I think I’m in love with the world of billboards and magazines
It is so intrepidly based in fantasy
Like things online
And literature, all the immaterial world
I mean the actual world we live in all the time
Like mp3’s and visual art
That replaced painting
I dunno

Though both poets perceive the same cultural fantasy, the same bright ephemera, the insouciant flare that Fama gathers from this is very different from Felsenthal’s mostly implicit social critique. While Fama is intrigued by the power and reach of the cultural image, and by the way anyone can claim it and make it their own, he shows no signs of being overly troubled by its more negative implications. Felsenthal, turning away from the contemporary and instead cultivating his own inner fantasia, suggests an aversion.
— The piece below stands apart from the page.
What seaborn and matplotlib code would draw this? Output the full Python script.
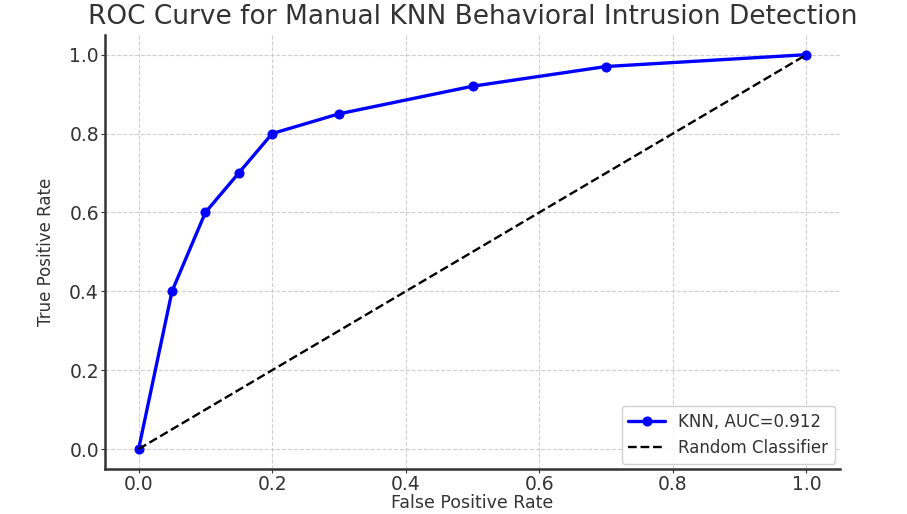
import numpy as np
import pandas as pd
import matplotlib
matplotlib.use("Agg")
import matplotlib.pyplot as plt
import seaborn as sns

# ROC points
fpr = [0.0, 0.05, 0.1, 0.15, 0.2, 0.3, 0.5, 0.7, 1.0]
tpr = [0.0, 0.4, 0.6, 0.7, 0.8, 0.85, 0.92, 0.97, 1.0]
auc_label = "KNN, AUC=0.912"
diag = [0.0, 1.0]

sns.set_style("ticks")
plt.rcParams['font.family'] = ['DejaVu Sans']

roc = pd.DataFrame({'FPR': fpr, 'TPR': tpr})
rand = pd.DataFrame({'FPR': diag, 'TPR': diag})

fig = plt.figure(figsize=(9.07, 5.14), dpi=100)
ax = fig.add_axes([0.116, 0.088, 0.81, 0.844])

sns.lineplot(x='FPR', y='TPR', data=roc, ax=ax, color='blue', marker='o',
             markersize=6.5, markeredgecolor='blue', linewidth=2.4, label=auc_label)
sns.lineplot(x='FPR', y='TPR', data=rand, ax=ax, color='black', linestyle='--',
             linewidth=1.7, label='Random Classifier')

ax.set_xlim(-0.05, 1.05)
ax.set_ylim(-0.05, 1.05)
ax.set_xticks([0.0, 0.2, 0.4, 0.6, 0.8, 1.0])
ax.set_yticks([0.0, 0.2, 0.4, 0.6, 0.8, 1.0])
ax.tick_params(labelsize=13.5, colors='#333333', length=3, pad=1.5)
ax.grid(True, linestyle='--', color='#bbbbbb', linewidth=0.8, alpha=0.7)
ax.set_xlabel('False Positive Rate', fontsize=12.5, color='#333333', labelpad=0)
ax.set_ylabel('True Positive Rate', fontsize=12, color='#333333', labelpad=10)
ax.set_title('ROC Curve for Manual KNN Behavioral Intrusion Detection',
             fontsize=19, color='#333333', pad=8)
sns.despine(ax=ax)
for s in ['left', 'bottom']:
    ax.spines[s].set_linewidth(1.8)
    ax.spines[s].set_color('#333333')

leg = ax.legend(loc='lower right', fontsize=12, framealpha=0.9,
                borderaxespad=0.3, handlelength=2.2)
for t in leg.get_texts():
    t.set_color('#333333')

plt.savefig('out.png', dpi=100)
In this way Lowly has resonances with fantasy as a genre, and, as in any good fantasy story, the underlying mundane, perhaps profane, reality peeks through in places—the same reality these parables and imaginative constructions ultimately critique.

In the opening to “The Mind’s Eloquent Hotel” we read:

So I was told I sound like an 80-year-old. . . .
My middle ear is melancholy and
some twink told me I’m sex negative
for not caring more about a starlet.                 

The density of contemporary reference in these lines is both rare and revealing, and throws a blinding light on the surroundings—conveying a wry fatigue for the vacuity of modern life, the interchangeables of its big-studio conglomerates, yet more poignantly for the ways we propagate, among ourselves, a jumble of buzzwords, labels, and memes. Such moments give Alan Felsenthal’s debut its distinct contemporary mark not because they voice contemporary concerns, but because they frame a particular response to a world by way of largely omitting it. In Lowly’s quiet resistance, and in the pluck of its moral and spiritual quest, Felsenthal has cultivated this response, at once lush and ascetic, like a cloistered garden whose mystic passageways are ultimately the working out of a philosophy of life. As he writes:  

I hope to clearly say without 
riddles, riddles of riddles, how it felt to live.